» EXERCISE PROMPT
Return only the lines running from the line that holds "Clone this diagram in TikZ." to the line that holds "(tout) at (52,625)", including both.

(Stored data entries)
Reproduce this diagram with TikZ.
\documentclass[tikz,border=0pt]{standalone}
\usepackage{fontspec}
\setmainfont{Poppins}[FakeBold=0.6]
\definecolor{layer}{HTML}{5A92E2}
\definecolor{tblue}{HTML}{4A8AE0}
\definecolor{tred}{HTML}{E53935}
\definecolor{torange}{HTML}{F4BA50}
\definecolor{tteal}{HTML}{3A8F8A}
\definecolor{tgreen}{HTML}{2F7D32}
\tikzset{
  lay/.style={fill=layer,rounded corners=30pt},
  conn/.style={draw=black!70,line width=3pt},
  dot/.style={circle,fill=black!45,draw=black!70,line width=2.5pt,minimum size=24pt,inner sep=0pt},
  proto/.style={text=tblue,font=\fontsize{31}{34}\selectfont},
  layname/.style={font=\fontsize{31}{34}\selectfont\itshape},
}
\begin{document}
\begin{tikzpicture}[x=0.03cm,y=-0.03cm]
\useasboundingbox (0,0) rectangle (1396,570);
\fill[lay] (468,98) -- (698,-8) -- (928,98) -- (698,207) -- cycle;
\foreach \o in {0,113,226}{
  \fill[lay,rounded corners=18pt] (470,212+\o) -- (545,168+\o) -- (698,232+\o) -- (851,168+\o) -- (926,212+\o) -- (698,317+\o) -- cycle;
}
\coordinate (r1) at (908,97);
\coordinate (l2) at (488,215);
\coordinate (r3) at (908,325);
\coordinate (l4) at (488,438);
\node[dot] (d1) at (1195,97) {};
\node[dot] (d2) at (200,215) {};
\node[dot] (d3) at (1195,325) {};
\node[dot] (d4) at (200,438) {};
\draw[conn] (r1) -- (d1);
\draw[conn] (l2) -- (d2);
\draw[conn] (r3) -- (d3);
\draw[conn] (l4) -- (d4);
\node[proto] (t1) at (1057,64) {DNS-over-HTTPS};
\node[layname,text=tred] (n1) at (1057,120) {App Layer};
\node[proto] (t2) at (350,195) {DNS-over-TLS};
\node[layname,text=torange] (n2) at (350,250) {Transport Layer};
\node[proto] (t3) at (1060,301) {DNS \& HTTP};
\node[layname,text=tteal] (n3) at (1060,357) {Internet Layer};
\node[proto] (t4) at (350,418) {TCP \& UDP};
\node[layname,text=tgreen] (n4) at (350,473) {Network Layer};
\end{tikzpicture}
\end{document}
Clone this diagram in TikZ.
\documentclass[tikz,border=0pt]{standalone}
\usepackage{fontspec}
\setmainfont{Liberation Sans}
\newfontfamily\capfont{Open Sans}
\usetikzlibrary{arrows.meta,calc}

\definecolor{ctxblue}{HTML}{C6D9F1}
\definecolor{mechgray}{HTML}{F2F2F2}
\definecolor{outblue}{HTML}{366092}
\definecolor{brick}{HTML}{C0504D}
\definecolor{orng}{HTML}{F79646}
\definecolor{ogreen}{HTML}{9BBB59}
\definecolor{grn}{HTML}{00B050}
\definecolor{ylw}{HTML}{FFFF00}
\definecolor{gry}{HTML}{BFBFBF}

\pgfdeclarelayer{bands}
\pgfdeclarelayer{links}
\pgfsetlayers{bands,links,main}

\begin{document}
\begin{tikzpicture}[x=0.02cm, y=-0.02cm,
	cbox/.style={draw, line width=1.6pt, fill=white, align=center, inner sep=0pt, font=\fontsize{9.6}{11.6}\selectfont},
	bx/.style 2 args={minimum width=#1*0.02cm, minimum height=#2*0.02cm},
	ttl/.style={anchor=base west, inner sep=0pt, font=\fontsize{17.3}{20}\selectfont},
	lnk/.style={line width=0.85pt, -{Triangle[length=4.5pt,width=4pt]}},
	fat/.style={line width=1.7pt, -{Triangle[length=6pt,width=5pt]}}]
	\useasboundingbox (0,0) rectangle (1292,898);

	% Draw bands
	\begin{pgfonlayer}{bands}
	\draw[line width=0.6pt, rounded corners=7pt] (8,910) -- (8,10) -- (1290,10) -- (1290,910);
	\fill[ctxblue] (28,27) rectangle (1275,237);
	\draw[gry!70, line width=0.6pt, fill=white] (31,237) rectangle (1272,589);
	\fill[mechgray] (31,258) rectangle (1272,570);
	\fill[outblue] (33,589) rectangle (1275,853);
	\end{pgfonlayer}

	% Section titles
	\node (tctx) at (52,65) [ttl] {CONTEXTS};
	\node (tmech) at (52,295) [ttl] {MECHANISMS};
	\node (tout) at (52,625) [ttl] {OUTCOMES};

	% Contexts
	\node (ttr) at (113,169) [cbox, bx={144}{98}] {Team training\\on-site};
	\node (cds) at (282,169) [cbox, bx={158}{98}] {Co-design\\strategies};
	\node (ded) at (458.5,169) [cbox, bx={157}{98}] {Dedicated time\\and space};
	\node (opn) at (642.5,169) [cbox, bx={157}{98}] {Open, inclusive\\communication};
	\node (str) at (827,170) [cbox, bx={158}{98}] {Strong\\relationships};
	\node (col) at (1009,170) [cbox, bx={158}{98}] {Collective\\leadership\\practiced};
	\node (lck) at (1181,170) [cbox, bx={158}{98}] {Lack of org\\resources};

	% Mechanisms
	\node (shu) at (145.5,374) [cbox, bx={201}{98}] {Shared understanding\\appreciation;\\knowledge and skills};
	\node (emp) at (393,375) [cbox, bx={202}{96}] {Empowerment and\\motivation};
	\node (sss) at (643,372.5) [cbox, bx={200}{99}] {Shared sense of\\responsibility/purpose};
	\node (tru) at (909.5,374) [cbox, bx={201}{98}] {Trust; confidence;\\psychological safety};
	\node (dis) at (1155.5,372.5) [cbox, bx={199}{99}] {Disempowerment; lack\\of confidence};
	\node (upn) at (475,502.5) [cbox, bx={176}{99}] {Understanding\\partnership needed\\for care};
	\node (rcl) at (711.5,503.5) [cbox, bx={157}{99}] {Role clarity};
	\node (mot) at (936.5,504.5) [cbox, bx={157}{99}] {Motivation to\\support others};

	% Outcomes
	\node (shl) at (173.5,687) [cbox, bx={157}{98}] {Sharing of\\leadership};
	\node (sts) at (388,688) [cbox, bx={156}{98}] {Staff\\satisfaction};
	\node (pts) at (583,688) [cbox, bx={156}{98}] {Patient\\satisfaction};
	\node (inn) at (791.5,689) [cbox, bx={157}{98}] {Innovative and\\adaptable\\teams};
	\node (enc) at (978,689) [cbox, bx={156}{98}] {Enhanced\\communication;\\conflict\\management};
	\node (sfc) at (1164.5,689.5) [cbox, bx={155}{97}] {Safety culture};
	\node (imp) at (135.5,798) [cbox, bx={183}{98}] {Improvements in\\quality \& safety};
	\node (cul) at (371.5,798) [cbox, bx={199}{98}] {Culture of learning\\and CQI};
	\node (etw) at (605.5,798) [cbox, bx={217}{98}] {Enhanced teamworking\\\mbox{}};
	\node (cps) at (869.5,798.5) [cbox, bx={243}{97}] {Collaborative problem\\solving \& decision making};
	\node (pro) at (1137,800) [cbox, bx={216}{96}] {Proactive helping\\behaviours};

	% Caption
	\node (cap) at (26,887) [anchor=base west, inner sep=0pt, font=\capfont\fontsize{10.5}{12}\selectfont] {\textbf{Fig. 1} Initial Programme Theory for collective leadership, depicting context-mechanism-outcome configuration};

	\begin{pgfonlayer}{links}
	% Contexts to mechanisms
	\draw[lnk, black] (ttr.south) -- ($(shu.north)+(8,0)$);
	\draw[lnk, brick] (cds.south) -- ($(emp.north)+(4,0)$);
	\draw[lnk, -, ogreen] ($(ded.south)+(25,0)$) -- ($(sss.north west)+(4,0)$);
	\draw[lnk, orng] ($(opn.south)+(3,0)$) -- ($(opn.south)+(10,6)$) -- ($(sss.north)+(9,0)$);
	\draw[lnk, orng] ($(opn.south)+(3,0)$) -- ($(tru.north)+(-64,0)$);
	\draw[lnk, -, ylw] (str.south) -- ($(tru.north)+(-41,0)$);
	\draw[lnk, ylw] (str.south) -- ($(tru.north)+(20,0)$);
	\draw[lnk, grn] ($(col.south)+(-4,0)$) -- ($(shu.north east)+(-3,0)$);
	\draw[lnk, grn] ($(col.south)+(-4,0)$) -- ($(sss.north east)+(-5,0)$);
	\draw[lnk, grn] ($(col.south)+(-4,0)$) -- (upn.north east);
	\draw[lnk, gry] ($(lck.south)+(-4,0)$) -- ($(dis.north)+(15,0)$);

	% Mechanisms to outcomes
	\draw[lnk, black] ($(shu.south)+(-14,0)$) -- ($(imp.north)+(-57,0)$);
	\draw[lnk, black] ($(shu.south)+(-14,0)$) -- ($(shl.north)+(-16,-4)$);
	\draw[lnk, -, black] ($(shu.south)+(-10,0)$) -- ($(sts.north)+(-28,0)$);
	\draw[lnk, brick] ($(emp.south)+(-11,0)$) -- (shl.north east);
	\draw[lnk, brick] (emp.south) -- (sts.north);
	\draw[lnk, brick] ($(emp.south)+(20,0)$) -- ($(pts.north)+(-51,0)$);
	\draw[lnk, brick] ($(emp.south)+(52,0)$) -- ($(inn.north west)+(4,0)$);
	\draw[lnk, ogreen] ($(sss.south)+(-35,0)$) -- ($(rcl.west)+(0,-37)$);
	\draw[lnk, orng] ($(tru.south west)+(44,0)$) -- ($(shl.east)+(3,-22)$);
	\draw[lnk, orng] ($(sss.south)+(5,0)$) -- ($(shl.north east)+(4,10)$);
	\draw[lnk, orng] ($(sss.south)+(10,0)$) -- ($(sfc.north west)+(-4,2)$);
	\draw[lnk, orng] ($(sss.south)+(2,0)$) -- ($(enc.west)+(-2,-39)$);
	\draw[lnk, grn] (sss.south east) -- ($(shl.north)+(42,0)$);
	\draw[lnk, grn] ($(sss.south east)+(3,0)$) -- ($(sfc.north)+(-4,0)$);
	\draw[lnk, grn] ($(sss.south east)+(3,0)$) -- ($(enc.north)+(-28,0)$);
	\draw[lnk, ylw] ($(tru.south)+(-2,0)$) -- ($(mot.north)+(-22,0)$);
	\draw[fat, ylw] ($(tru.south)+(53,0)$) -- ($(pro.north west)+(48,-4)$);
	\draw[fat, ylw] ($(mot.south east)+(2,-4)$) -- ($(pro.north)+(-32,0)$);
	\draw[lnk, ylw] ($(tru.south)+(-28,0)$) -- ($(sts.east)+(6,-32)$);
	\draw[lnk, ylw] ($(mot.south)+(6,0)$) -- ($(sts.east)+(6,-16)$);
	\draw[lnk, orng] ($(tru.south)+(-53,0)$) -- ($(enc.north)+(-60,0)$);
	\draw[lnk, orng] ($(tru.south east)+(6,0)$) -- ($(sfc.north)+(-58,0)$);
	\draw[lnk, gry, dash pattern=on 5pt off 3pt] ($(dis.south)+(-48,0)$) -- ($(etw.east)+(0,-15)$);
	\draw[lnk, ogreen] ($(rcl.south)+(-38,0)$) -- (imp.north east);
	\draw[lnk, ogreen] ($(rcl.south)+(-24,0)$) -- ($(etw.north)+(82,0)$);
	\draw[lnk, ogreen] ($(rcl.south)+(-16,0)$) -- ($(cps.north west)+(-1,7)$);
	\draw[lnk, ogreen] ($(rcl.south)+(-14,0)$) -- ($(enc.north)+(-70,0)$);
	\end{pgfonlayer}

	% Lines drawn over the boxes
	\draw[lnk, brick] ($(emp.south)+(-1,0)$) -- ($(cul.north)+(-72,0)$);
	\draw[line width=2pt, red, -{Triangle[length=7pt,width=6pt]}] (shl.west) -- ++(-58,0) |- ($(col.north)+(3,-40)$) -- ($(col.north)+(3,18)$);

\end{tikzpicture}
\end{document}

» SOLUTION TO THE EXERCISE
Clone this diagram in TikZ.
\documentclass[tikz,border=0pt]{standalone}
\usepackage{fontspec}
\setmainfont{Liberation Sans}
\newfontfamily\capfont{Open Sans}
\usetikzlibrary{arrows.meta,calc}

\definecolor{ctxblue}{HTML}{C6D9F1}
\definecolor{mechgray}{HTML}{F2F2F2}
\definecolor{outblue}{HTML}{366092}
\definecolor{brick}{HTML}{C0504D}
\definecolor{orng}{HTML}{F79646}
\definecolor{ogreen}{HTML}{9BBB59}
\definecolor{grn}{HTML}{00B050}
\definecolor{ylw}{HTML}{FFFF00}
\definecolor{gry}{HTML}{BFBFBF}

\pgfdeclarelayer{bands}
\pgfdeclarelayer{links}
\pgfsetlayers{bands,links,main}

\begin{document}
\begin{tikzpicture}[x=0.02cm, y=-0.02cm,
	cbox/.style={draw, line width=1.6pt, fill=white, align=center, inner sep=0pt, font=\fontsize{9.6}{11.6}\selectfont},
	bx/.style 2 args={minimum width=#1*0.02cm, minimum height=#2*0.02cm},
	ttl/.style={anchor=base west, inner sep=0pt, font=\fontsize{17.3}{20}\selectfont},
	lnk/.style={line width=0.85pt, -{Triangle[length=4.5pt,width=4pt]}},
	fat/.style={line width=1.7pt, -{Triangle[length=6pt,width=5pt]}}]
	\useasboundingbox (0,0) rectangle (1292,898);

	% Draw bands
	\begin{pgfonlayer}{bands}
	\draw[line width=0.6pt, rounded corners=7pt] (8,910) -- (8,10) -- (1290,10) -- (1290,910);
	\fill[ctxblue] (28,27) rectangle (1275,237);
	\draw[gry!70, line width=0.6pt, fill=white] (31,237) rectangle (1272,589);
	\fill[mechgray] (31,258) rectangle (1272,570);
	\fill[outblue] (33,589) rectangle (1275,853);
	\end{pgfonlayer}

	% Section titles
	\node (tctx) at (52,65) [ttl] {CONTEXTS};
	\node (tmech) at (52,295) [ttl] {MECHANISMS};
	\node (tout) at (52,625) [ttl] {OUTCOMES};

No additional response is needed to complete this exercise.